Canadian Prime Minister Stephen Harper recently handed over to his counterpart, Narendra Modi, the 800-year old Indian sandstone sculpture of a woman holding a parrot.
Details about the Sculpture:
- The three-foot high statue of ‘Parrot Lady’ turned up in Canada in 2011 in the possession of an individual who did not have proper documentation; it was seized under the Cultural Property Export and Import which controls antiquities and other cultural objects being imported from foreign states.
- The sculpture dates back to the 12th century.
- The Parrot Lady is what is known as a naayika, or heroine. She is voluptuous, scantily clad, posed in a manner that is a tad saucy, and has a parrot on her back. She is just one of many erotic stone ladies that were created to adorn the Khajuraho temples.
- It was returned in accordance with the 1970 UNESCO Convention.
1970 UNESCO Convention:
- The UNESCO 1970 Convention on the Means of Prohibiting and Preventing the Illicit Import, Export and Transfer of Ownership of Cultural Property is an international treaty.
- It is the first international instrument dedicated to the fight against illicit trafficking of cultural property.
- It was adopted at the 16th General Conference of UNESCO on 14 November 1970 in Paris and came into force on 24 April 1972.
- 127 states are parties to the treaty.
The provisions contained in the 1970 Convention aim to protect cultural property against theft and looting while emphasizing the restitution of such items. The Convention stresses three main principles for States to follow.
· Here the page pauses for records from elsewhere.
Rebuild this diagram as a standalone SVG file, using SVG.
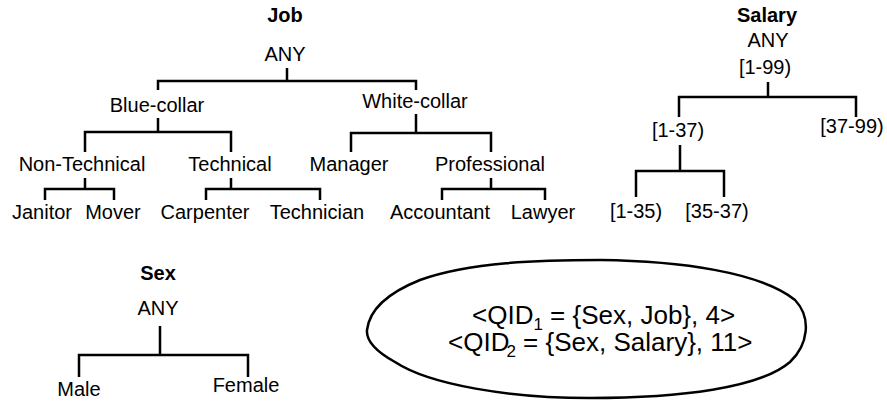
<svg xmlns="http://www.w3.org/2000/svg" width="887" height="401" viewBox="0 0 887 401">
<style>
.t{font-family:"Liberation Sans",Arial,sans-serif;font-size:20px;fill:#000;text-anchor:middle}
.b{font-weight:bold}
.q{font-family:"Liberation Sans",Arial,sans-serif;font-size:26px;fill:#000}
.s{font-size:17px}
.c{fill:none;stroke:#000;stroke-width:2.5}
</style>
<rect width="887" height="401" fill="#fff"/>
<g id="connectors" class="c">
<path d="M287 68V81M158 90V81H416V90"/>
<path d="M158 118V132M85 152V132H231V152"/>
<path d="M416 114V133M351 152V133H491V152"/>
<path d="M85 178V189M45 200V189H114V200"/>
<path d="M231 178V189M206 200V189H320V200"/>
<path d="M491 178V189M442 200V189H545V200"/>
<path d="M768 82V97M679 117V97H856V117"/>
<path d="M680 145V171M636 197V171H724V197"/>
<path d="M160 326V355M79 377V355H248V377"/>
</g>
<g id="job-title"><text class="t b" x="285" y="22">Job</text></g>
<g id="job-any"><text class="t" x="285" y="61">ANY</text></g>
<g id="blue-collar"><text class="t" x="157" y="112">Blue-collar</text></g>
<g id="white-collar"><text class="t" x="415" y="108">White-collar</text></g>
<g id="non-technical"><text class="t" x="82" y="171">Non-Technical</text></g>
<g id="technical"><text class="t" x="230" y="171">Technical</text></g>
<g id="manager"><text class="t" x="349" y="171">Manager</text></g>
<g id="professional"><text class="t" x="490" y="171">Professional</text></g>
<g id="janitor"><text class="t" x="42" y="219">Janitor</text></g>
<g id="mover"><text class="t" x="113" y="219">Mover</text></g>
<g id="carpenter"><text class="t" x="205" y="219">Carpenter</text></g>
<g id="technician"><text class="t" x="317" y="219">Technician</text></g>
<g id="accountant"><text class="t" x="440" y="219">Accountant</text></g>
<g id="lawyer"><text class="t" x="543" y="219">Lawyer</text></g>
<g id="salary-title"><text class="t b" x="767" y="22">Salary</text></g>
<g id="salary-any"><text class="t" x="768" y="47">ANY</text></g>
<g id="s1-99"><text class="t" x="765" y="74">[1-99)</text></g>
<g id="s1-37"><text class="t" x="678" y="137">[1-37)</text></g>
<g id="s37-99"><text class="t" x="852" y="133">[37-99)</text></g>
<g id="s1-35"><text class="t" x="636" y="218">[1-35)</text></g>
<g id="s35-37"><text class="t" x="717" y="218">[35-37)</text></g>
<g id="sex-title"><text class="t b" x="158" y="280">Sex</text></g>
<g id="sex-any"><text class="t" x="158" y="315">ANY</text></g>
<g id="male"><text class="t" x="79" y="396">Male</text></g>
<g id="female"><text class="t" x="246" y="392">Female</text></g>
<g id="qid-ellipse">
<path class="c" d="M367 330C370 305 395 290 420 280C470 262 540 260 600 260C680 261 760 272 795 300C812 318 808 345 790 362C760 388 680 398 590 398C510 398 430 385 395 362C377 352 366 341 367 330Z"/>
<text class="q" x="472" y="324">&lt;QID<tspan class="s" dy="6">1</tspan><tspan dy="-6"> = {Sex, Job}, 4&gt;</tspan></text>
<text class="q" x="448" y="351">&lt;QID<tspan class="s" dy="6" dx="-3">2</tspan><tspan dy="-6"> = {Sex, Salary}, 11&gt;</tspan></text>
</g>
</svg>
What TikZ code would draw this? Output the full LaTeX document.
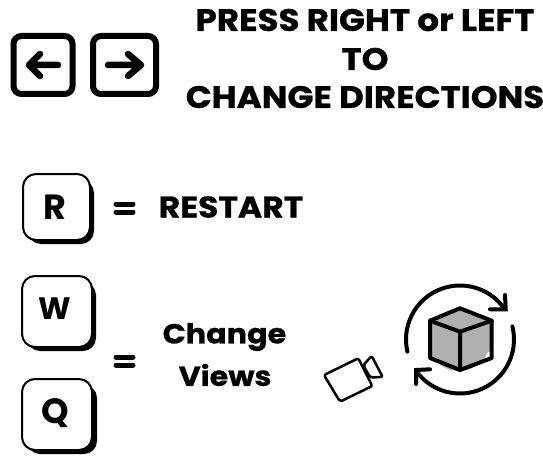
\documentclass[tikz,border=0pt]{standalone}
\usepackage{fontspec}
\usetikzlibrary{calc}
\setmainfont{Poppins}
\newfontfamily\headfont[FakeStretch=1.1,BoldFeatures={FakeStretch=1.1,FakeBold=0.8}]{Poppins}
\newfontfamily\capfont{Poppins}
\definecolor{cubegray}{HTML}{B0B0B0}
\tikzset{
  px/.style={x=1pt,y=-1pt},
  keyframe/.style={line width=6pt,rounded corners=8pt,draw=black,fill=white},
  arrowline/.style={line width=6.5pt,line cap=round,line join=round},
  keycap/.style={draw=black,fill=white,line width=2pt,rounded corners=13pt},
  keyshadow/.style={fill=black,rounded corners=13pt},
  keylabel/.style={font=\capfont\fontsize{35}{35}\selectfont\bfseries,inner sep=0pt,anchor=center},
  headline/.style={font=\headfont\fontsize{31}{31}\selectfont\bfseries,inner sep=0pt,anchor=center},
  subline/.style={font=\headfont\fontsize{27.5}{27.5}\selectfont\bfseries,inner sep=0pt,anchor=center},
  eqbar/.style={line width=5pt,line cap=round},
  orbit/.style={line width=4pt,line cap=round,line join=miter},
  cubeline/.style={line width=4pt,line join=round,line cap=round},
  camline/.style={line width=2.5pt,line join=round,rounded corners=2pt,fill=white}
}
\begin{document}
\begin{tikzpicture}[px]
\useasboundingbox (0,0) rectangle (543,468);
% arrow keys
\draw[keyframe] (13.5,36) rectangle (72.5,94);
\draw[keyframe] (93,36) rectangle (156,94);
\draw[arrowline] (58,65) -- (29,65) (40,54) -- (29,65) -- (40,76);
\draw[arrowline] (108,65) -- (141,65) (128,54) -- (141,65) -- (128,76);
% headline
\node[headline] (l1) at (365,20) {PRESS RIGHT or LEFT};
\node[headline] (l2) at (365,59) {TO};
\node[headline] (l3) at (365,97) {CHANGE DIRECTIONS};
% R key
\fill[keyshadow] (28,180) rectangle (94,244);
\draw[keycap] (23,174) rectangle (90,240);
\node[keylabel] (r) at (55,207) {R};
\draw[eqbar] (116,204) -- (133,204) (116,212) -- (133,212);
\node[headline,font=\headfont\fontsize{30}{30}\selectfont\bfseries] (restart) at (231,207) {RESTART};
% W key
\fill[keyshadow] (27,282) rectangle (96,351);
\draw[keycap] (22,276) rectangle (92,347);
\node[keylabel,font=\capfont\fontsize{31}{31}\selectfont\bfseries] (w) at (55,309) {W};
% Q key
\fill[keyshadow] (27,385) rectangle (97,454);
\draw[keycap] (22,379) rectangle (92,450);
\node[keylabel] (q) at (55,413) {Q};
\draw[eqbar] (116,357) -- (133,357) (116,365) -- (133,365);
\node[subline] (change) at (224.5,337) {Change};
\node[subline] (views) at (225,375) {Views};
% camera
\draw[camline] (324,375) -- (358.3,358.3) -- (372.3,386) -- (340,401.7) -- cycle;
\draw[camline] (363.3,365) -- (371.7,356) -- (382.7,377) -- (370,377.5) -- cycle;
% cube
\fill[cubegray] (459,340) circle (31);
\fill[cubegray] (430,320.7) -- (460,308.3) -- (491.7,320.7) -- (491.7,350) -- (460,370) -- (430,358) -- cycle;
\draw[cubeline] (430,320.7) -- (460,308.3) -- (491.7,320.7) -- (491.7,358) -- (460,370) -- (430,358) -- cycle;
\draw[cubeline] (430,320.7) -- (460,331.7) -- (491.7,320.7) (460,331.7) -- (460,370);
% orbit arrows
\draw[orbit] ($(460,339.5)+(167:54)$) arc[start angle=167,end angle=324,radius=54];
\draw[orbit] (505,295) -- (505.7,309.3) -- (490,309.3);
\draw[orbit] ($(460,339.5)+(-14:54)$) arc[start angle=-14,end angle=144,radius=54];
\draw[orbit] (416,384) -- (416,370) -- (430,369.3);
\end{tikzpicture}
\end{document}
- Preventive measures Firstly, States Parties are requested to Take preventive measures to impede the illicit import and export of cultural property from their territory.
- These measures include,
- Among others,
- Export certificates,
- Monitoring of trade,
- Imposition of penal or administrative sanctions
- Educational programs.
- These measures include,
- Restitution provisions (Art.7 of the Convention) Secondly, States are requested to return cultural property. Under the restitution provisions of the Convention, States Parties take appropriate steps to recover and return cultural property illicitly stolen from the territory of another State party to the Convention and imported into their territory after the entry into force of this Convention for both States concerned. Innocent purchasers and persons with a valid claim to such cultural property are entitled to a just compensation. Restitution requests are made through diplomatic offices.
- International cooperation Lastly, the Convention strives to Set up an international cooperation framework to strengthen ties between States Parties to the Convention. In particular, such cooperation allows for States whose cultural heritage is in jeopardy due to pillaging of archaeological or ethnological materials, to ask other affected States for assistance, through the creation of import and export controls and general measures to prevent the illicit trafficking of cultural property.
Under the provisions of the 1970 Convention, a State Party can seek the recovery and return of any illegally exported or stolen cultural property imported into another State Party only after the entry into force of this Convention in both States concerned. However, the 1970 Convention does not in any way legitimize any illegal transaction of any nature which has taken place before the entry into force of this Convention nor limit any right of a State to make a claim under provisions of relevant national legislation or international instruments.